The best translations don't try to recreate what's impossible. They create equivalent experiences in English — poems that work as English poems while remaining faithful to the spirit of the original. This requires translators who are poets themselves, who understand that translation is recreation, not transcription. As discussed in Modern Approaches to Translating Classical Chinese Poetry, contemporary translators increasingly embrace this creative freedom.
Reading Translation as Its Own Art Form
Once you understand what's untranslatable, you can read translations differently — not as failed originals but as successful interpretations. Compare multiple translations of the same poem and you'll see different translators making different choices, each revealing something the others miss. Burton Watson's translations emphasize clarity and directness. David Hinton's versions are more imagistic and compressed. Red Pine includes extensive historical and Buddhist context. Each approach illuminates different facets of the original.

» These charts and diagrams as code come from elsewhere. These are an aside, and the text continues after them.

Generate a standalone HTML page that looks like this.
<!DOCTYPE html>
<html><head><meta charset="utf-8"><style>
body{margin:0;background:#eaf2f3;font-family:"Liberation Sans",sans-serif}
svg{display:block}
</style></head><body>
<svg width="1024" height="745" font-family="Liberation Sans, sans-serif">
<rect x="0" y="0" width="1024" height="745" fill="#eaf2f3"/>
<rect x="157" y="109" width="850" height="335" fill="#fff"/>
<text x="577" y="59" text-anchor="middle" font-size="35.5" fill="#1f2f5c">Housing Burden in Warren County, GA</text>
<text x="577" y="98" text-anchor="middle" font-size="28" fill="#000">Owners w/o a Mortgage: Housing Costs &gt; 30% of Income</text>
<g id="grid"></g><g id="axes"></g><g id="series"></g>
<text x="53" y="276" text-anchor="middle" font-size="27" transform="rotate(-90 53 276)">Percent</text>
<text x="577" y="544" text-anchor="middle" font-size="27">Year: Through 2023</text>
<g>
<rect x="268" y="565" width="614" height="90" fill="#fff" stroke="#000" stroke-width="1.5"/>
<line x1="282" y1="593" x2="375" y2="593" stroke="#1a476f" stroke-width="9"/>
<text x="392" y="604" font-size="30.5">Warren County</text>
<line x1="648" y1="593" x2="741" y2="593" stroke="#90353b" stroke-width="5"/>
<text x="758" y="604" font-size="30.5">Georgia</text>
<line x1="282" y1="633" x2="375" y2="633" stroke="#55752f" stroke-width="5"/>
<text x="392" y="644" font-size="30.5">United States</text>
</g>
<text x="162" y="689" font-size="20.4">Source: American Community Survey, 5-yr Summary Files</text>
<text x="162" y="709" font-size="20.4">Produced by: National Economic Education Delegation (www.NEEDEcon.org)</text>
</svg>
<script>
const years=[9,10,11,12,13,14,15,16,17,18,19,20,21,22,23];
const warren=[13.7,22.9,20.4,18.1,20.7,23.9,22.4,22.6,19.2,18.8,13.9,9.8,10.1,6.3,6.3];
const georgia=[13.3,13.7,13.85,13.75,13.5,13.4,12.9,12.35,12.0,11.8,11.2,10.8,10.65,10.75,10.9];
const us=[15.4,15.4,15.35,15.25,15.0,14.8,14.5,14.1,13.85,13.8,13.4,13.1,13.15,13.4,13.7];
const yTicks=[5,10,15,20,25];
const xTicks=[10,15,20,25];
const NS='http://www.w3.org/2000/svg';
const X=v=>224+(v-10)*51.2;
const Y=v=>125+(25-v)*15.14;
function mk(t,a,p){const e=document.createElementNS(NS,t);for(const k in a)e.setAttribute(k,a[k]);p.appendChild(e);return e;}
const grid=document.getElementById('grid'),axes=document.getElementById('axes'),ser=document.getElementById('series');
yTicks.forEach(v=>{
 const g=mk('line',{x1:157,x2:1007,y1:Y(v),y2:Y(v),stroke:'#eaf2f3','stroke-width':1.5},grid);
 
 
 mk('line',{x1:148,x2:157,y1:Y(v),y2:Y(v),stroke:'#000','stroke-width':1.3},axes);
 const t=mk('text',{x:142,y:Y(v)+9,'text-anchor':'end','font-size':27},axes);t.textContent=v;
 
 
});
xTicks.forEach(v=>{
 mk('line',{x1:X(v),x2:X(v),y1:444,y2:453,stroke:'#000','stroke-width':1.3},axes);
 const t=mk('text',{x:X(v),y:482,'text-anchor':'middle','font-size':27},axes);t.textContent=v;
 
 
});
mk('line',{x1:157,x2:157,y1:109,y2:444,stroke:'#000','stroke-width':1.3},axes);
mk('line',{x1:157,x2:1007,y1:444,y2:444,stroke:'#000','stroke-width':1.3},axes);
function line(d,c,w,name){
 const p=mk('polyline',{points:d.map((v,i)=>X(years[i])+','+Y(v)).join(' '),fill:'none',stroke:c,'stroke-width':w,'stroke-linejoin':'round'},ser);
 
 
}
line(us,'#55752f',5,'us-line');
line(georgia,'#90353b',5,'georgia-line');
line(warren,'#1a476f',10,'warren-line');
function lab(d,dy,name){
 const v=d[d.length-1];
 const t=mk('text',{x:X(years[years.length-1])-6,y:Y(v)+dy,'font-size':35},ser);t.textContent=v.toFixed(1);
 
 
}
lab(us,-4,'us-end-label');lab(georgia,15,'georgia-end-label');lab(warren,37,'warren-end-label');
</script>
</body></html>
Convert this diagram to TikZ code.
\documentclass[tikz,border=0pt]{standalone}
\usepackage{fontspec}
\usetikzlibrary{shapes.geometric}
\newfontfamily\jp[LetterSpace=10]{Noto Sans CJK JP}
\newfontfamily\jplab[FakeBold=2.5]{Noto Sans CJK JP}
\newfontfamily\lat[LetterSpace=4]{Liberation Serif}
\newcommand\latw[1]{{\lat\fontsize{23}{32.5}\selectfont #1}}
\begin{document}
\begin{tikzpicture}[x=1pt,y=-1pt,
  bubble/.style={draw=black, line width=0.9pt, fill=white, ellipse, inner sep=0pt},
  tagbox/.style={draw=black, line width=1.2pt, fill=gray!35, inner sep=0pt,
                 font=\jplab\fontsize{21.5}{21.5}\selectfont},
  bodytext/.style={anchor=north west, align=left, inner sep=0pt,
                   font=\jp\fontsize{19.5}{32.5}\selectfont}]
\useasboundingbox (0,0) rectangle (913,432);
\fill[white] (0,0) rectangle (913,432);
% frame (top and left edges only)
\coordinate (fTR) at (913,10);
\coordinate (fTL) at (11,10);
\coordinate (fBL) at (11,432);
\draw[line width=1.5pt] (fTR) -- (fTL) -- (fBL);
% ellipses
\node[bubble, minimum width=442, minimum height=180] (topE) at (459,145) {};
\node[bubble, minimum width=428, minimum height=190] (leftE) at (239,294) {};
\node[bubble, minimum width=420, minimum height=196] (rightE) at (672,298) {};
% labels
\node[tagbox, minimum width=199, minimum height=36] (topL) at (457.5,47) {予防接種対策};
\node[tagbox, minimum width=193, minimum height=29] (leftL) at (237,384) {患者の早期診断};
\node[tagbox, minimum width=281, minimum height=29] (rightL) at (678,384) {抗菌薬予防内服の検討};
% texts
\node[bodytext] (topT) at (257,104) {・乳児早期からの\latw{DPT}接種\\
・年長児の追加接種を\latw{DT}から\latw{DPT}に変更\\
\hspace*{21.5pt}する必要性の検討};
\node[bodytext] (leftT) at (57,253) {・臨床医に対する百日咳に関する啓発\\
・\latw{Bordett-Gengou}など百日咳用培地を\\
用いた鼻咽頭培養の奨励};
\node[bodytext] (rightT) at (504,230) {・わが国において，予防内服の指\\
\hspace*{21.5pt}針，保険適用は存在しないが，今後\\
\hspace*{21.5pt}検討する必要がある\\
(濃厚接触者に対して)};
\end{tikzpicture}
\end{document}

The untranslatability of Chinese poetry isn't a problem to solve. It's a condition to accept and work within. Every translation is a compromise, but compromise isn't failure — it's the only way to build bridges between languages that operate on fundamentally different principles. The beauty that gets lost in translation is real. But so is the beauty that survives, transformed but recognizable, like moonlight reflected in water. Not the moon itself, but still luminous. Still worth looking at. Still capable of moving you, even if you can't read a single character of Chinese.